What do whipping cream, butter, and vegetable oil have in common? They’re all part of a highly regimented ketogenic diet that, when combined with long-term medical management and strong parental commitment, may improve seizure control in children with epilepsy, according to results from an unpublished study conducted by researchers at The Medical College of Wisconsin and Children’s Hospital of Wisconsin.

The study researchers, Mary L. Zupanc, MD, professor of pediatrics and medical director, pediatric epilepsy program, and Beth Zupec-Kania, RD, CD, say that their approach has been quite effective; between 2002 and 2006, 43 children age12 months to 15 years adhered to a ketogenic diet, and half of the participants “had a greater than 90 percent reduction in seizure frequency.”
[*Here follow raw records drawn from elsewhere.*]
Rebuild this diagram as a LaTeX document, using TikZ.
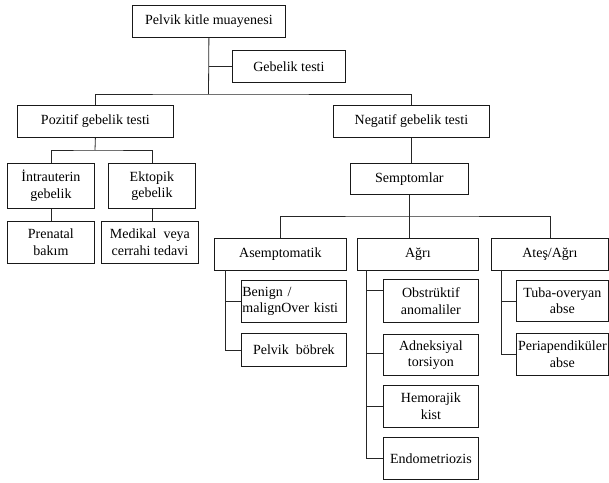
\documentclass[tikz,border=0pt]{standalone}
\usepackage{fontspec}
\setmainfont{Liberation Serif}
\begin{document}
\begin{tikzpicture}[x=1pt,y=-1pt,
  box/.style={draw=black!90, line width=0.8pt, inner sep=0pt, align=center, anchor=north west,
    font=\fontsize{14}{16.5}\selectfont},
  conn/.style={draw=black!85, line width=0.8pt}]
\useasboundingbox (0,0) rectangle (609,482);
% level 0
\node[box, minimum width=153pt, minimum height=32pt] (top) at (132,5) {Pelvik kitle muayenesi};
\node[box, minimum width=113pt, minimum height=32pt] (geb) at (232,50) {Gebelik testi};
% level 1
\node[box, minimum width=156pt, minimum height=32pt] (poz) at (17,105) {Pozitif gebelik testi};
\node[box, minimum width=156pt, minimum height=32pt] (neg) at (333,105) {Negatif gebelik testi};
% positive branch
\node[box, minimum width=87pt, minimum height=45pt] (intra) at (7,163) {İntrauterin\\gebelik};
\node[box, minimum width=87pt, minimum height=45pt] (ekt) at (108,163) {Ektopik\\gebelik};
\node[box, minimum width=87pt, minimum height=42pt] (pren) at (7,221) {Prenatal\\bakım};
\node[box, minimum width=97pt, minimum height=42pt] (med) at (101,221) {Medikal\ \ veya\\cerrahi tedavi};
% negative branch
\node[box, minimum width=118pt, minimum height=31pt] (semp) at (350,163) {Semptomlar};
\node[box, minimum width=132pt, minimum height=32pt] (asem) at (214,238) {Asemptomatik};
\node[box, minimum width=121pt, minimum height=32pt] (agri) at (357,238) {Ağrı};
\node[box, minimum width=117pt, minimum height=32pt] (ates) at (491,238) {Ateş/Ağrı};
% asemptomatik children
\node[box, minimum width=105pt, minimum height=42pt, text width=103pt, align=left] (ben) at (241,280) {Benign /\\malignOver kisti};
\node[box, minimum width=105pt, minimum height=33pt] (pel) at (241,333) {Pelvik\ \ böbrek};
% agri children
\node[box, minimum width=95pt, minimum height=43pt] (obs) at (383,279) {Obstrüktif\\anomaliler};
\node[box, minimum width=95pt, minimum height=41pt] (adn) at (383,334) {Adneksiyal\\torsiyon};
\node[box, minimum width=95pt, minimum height=42pt] (hem) at (383,385) {Hemorajik\\kist};
\node[box, minimum width=95pt, minimum height=42pt] (endo) at (383,437) {Endometriozis};
% ates children
\node[box, minimum width=92pt, minimum height=41pt] (tuba) at (516,280) {Tuba-overyan\\abse};
\node[box, minimum width=92pt, minimum height=42pt] (peri) at (516,333) {Periapendiküler\\abse};
% connectors
\coordinate (b1) at (208.5,94);
\draw[conn] (top.south) -- (b1);
\draw[conn] (top.south |- geb.west) -- (geb.west);
\draw[conn] (poz.north) |- (b1) -| (neg.north);
\coordinate (b2) at (95,150);
\draw[conn] (poz.south) -- (b2);
\draw[conn] (intra.north) |- (b2) -| (ekt.north);
\draw[conn] (intra.south) -- (pren.north);
\draw[conn] (ekt.south) -- (ekt.south |- med.north);
\draw[conn] (neg.south) -- (neg.south |- semp.north);
\coordinate (b3) at (409,216);
\draw[conn] (semp.south) -- (semp.south |- agri.north);
\draw[conn] (asem.north) |- (b3) -| (ates.north);
% trunks
\coordinate (ta) at (225,270);
\draw[conn] (ta) |- (ben.west);
\draw[conn] (ta) |- (pel.west);
\coordinate (tg) at (366,270);
\draw[conn] (tg) |- ([yshift=11pt]obs.west);
\draw[conn] (tg) |- ([yshift=1.5pt]adn.west);
\draw[conn] (tg) |- (hem.west);
\draw[conn] (tg) |- (endo.west);
\coordinate (tt) at (501,270);
\draw[conn] (tt) |- (tuba.west);
\draw[conn] (tt) |- (peri.west);
\end{tikzpicture}
\end{document}
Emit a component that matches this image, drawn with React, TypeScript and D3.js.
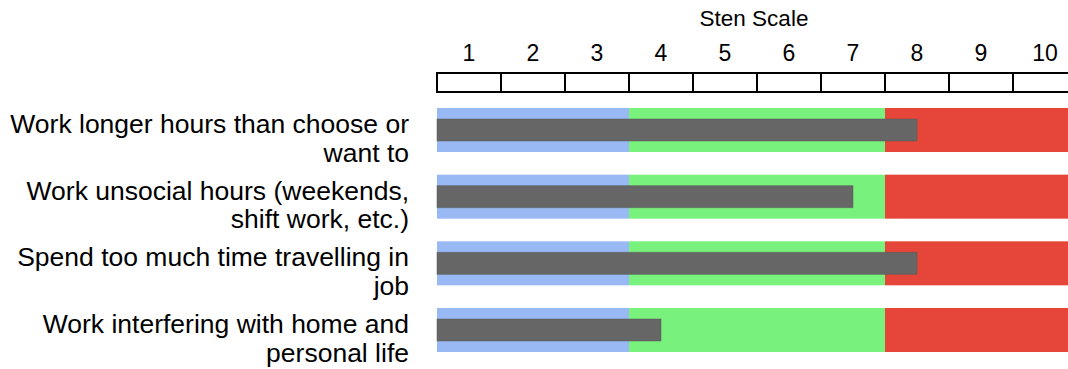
import React from "react";
import * as d3 from "d3";

const categoryLines: string[][] = [
  ["Work longer hours than choose or", "want to"],
  ["Work unsocial hours (weekends,", "shift work, etc.)"],
  ["Spend too much time travelling in", "job"],
  ["Work interfering with home and", "personal life"],
];
const categories = ["long", "unsocial", "travel", "home"];
const values = [8, 7, 8, 4];
const stenTicks = [1, 2, 3, 4, 5, 6, 7, 8, 9, 10];
const zoneBreaks = [0.5, 3.5, 7.5, 10.5];
const zoneColors = ["#99b9f5", "#78f27c", "#e64539"];

const W = 1068;
const H = 369;

export default function App() {
  const x = d3.scaleLinear().domain([0.5, 10.5]).range([437, 1077]);
  const y = d3.scaleBand<string>().domain(categories).range([108, 352]).paddingInner(0.34);
  const bw = y.bandwidth();
  const zones = zoneColors.map((c, i) => ({ from: zoneBreaks[i], to: zoneBreaks[i + 1], color: c }));

  return (
    <svg
      width={W}
      height={H}
      style={{ position: "absolute", left: 0, top: 0, display: "block", background: "#fff" }}
    >
      <text
        x={x(5.5) - 3}
        y={26}
        textAnchor="middle"
        fontFamily="Liberation Sans, Arial, sans-serif"
        fontSize={22.5}
        fill="#000"
      >
        Sten Scale
      </text>
      {stenTicks.map((t) => (
        <g key={t}>
          <text
            x={x(t)}
            y={61}
            textAnchor="middle"
            fontFamily="Liberation Sans, Arial, sans-serif"
            fontSize={23}
            fill="#000"
          >
            {t}
          </text>
          <rect
            x={x(t - 0.5)}
            y={73}
            width={x(t + 0.5) - x(t - 0.5)}
            height={19}
            fill="#fff"
            stroke="#000"
            strokeWidth={2}
          />
        </g>
      ))}
      {categories.map((c, i) => {
        const y0 = y(c)!;
        return (
          <g key={c}>
            {zones.map((z, j) => (
              <rect key={j} x={x(z.from)} y={y0} width={x(z.to) - x(z.from)} height={bw} fill={z.color} />
            ))}
            <rect
              x={x(0.5)}
              y={y0 + 11}
              width={x(values[i]) - x(0.5)}
              height={22}
              fill="#666666"
              stroke="rgba(90,90,90,0.5)"
              strokeWidth={1}
            />
            <text
              textAnchor="end"
              fontFamily="Liberation Sans, Arial, sans-serif"
              fontSize={26.5}
              fill="#000"
            >
              {categoryLines[i].map((line, k) => (
                <tspan key={k} x={409} y={y0 + 25 + k * 28.5}>
                  {line}
                </tspan>
              ))}
            </text>
          </g>
        );
      })}
    </svg>
  );
}
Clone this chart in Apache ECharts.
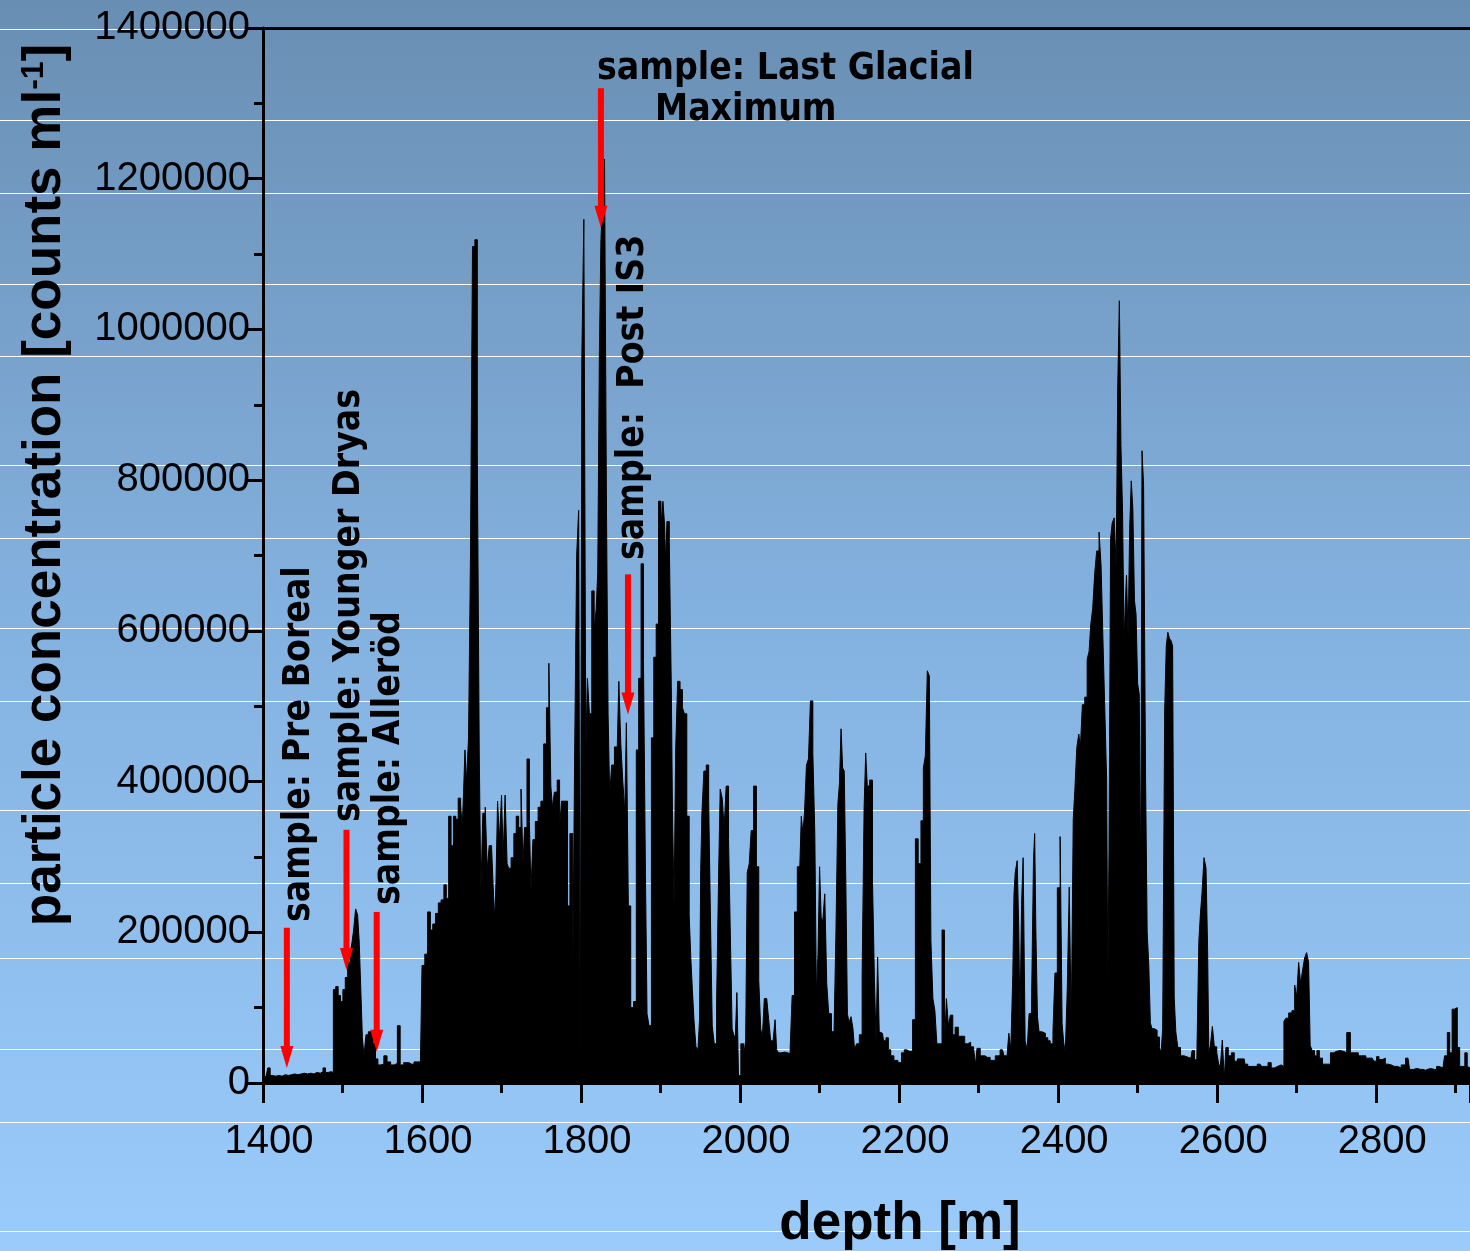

Part of the success of this diet is the assistance and close monitoring of the patient. Dr. Zupanc explained that “This diet cannot be tried by parents without close medical management and follow-up. It requires careful metabolic monitoring and precise supplementation of missing nutrients.” Zupec-Kania added that “Fat comprises between 80 and 90 percent of the diet’s calories and is provided by foods such as whipping cream, butter and vegetable oils. The remaining calories are allocated to essential protein requirements from meat and fish, and secondarily to low-carbohydrate vegetables and fruit. The elimination of carbohydrate-rich foods such as simple sugars, bread, pasta, cereals grains and milk makes this diet difficult for many patients to follow.”

The mechanism of seizure in this scenario is not completely understood; however, researchers explain that this diet “forces the body to accumulate large amounts of compounds such as acetone and acetoacidic acid, produced by the oxidation of fatty acids,” and “also restricts the intake of micronutrients such as vitamin D, calcium and phosphorous, which may already be low in those on long-term anti-epileptic drug therapy.”

While the diet may be tough for some patients to follow, the results may be worth the effort.